The £750 million development at the University of York’s new Heslington East campus, based near its existing campus about two miles south-east of the centre of York, will double the size of the university.

It will increase student numbers by 50 per cent to 15,000, create 2,000 new jobs at the university itself, and a further 2,500 related jobs as well as integrating creative and digital businesses with state-of-the-art research departments.

The development, backed by £17.5 million from the European Regional Development Fund, is a major element of a £19.4 million infrastructure project sponsored by Science City York.

Its state-of-the-art equipment is not reserved for students, but is made available to businesses, from small local enterprises to international companies seeking the expertise of the University of York.

The 116-acre Heslington East site is now home to four new academic departments – the Department of Computer Science, the York Law and Management Schools and the £30 million Department of Theatre, Film and Television (TFTV).

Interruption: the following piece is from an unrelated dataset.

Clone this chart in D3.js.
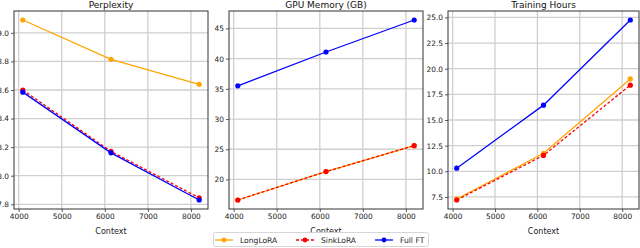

The TFTV builds on the University of York’s existing links in broadcast media, with Greg Dyke, former director general of the BBC its chancellor, and comedian Harry Enfield amongst its alumni. The university is home to England’s oldest student television station, York Student television (YSTV), which was founded in 1967.

The TFTV has its own commercial arm, Heslington Studios, which enables the university’s equipment and studios to provide a competitive advantage to businesses and independent filmmakers who wouldn’t normally have access to such facilities.

The studios are kitted out with two high-definition broadcast television studios, 200-seat theatre, 120-seat preview cinema, multi-purpose sound stage, green screen and audio and video postproduction studios to rival Soho.

The kit has already been used by Al-Jazeera, which carried out post-production of a seven-part series ‘Slavery: A 21st Century Evil’ at the studios, Kudos Film and TV used audition and rehearsal space as well as the help of students on its ITV drama Eternal Law.

Green Screen Productions is also making use of TFTV’s equipment for its new feature film, The Knife That Killed Me, which is to be distributed by Universal Pictures.

Businesses are also based on the site in the Catalyst, a centre for early-stage creative, IT, digital and media businesses, as well as the £20 million Ron Cooke Hub.

The hub, designed to encourage interaction between different sectors and disciplines, hosts young businesses in its incubator space, Springboard, and supports students in starting up businesses by providing hot-desking space through its Student Enterprise Centre.

Its Creative Technology Centre also provides high-tech equipment for the design and build of software and applications and presentation space, both wallmounted in its Exhibition Space, and its 3Sixty demonstration space is a black box with fullwall projections to all four sides and 32 loudspeakers to provide an immersive audio-visual experience.

Its facilities can be used by both students and businesses, also providing conferencing and meeting space including three pods on the campus’s landscaped lake.

The Heslington East expansion also houses two colleges providing student accommodation for about 1,200 students, with another 620-bed student accommodation complex and social hub planned as part of a second phase of works.

In September it opened the new £9 million York Sport Village with competition-standard eight lane 25-metre pool, a full-size 3G Astroturf pitch, three five-aside pitches and a 120-station computerised fitness suite as well as sauna and steam rooms.

The University of York was finally created in 1963 when a royal petition for a charter of incorporation was granted, although a campaign for a university at York dates from at least the seventeenth century.

It is ranked number one in the UK in new Times Higher Education world rankings of universities less than 50 years old, and ranks eighth in the world.

Despite its relative youth the university, which has recently joined the Russell Group of universities, has achieved a consistent top ranking in the UK and is one of just a few post-war universities to make the World Top 100.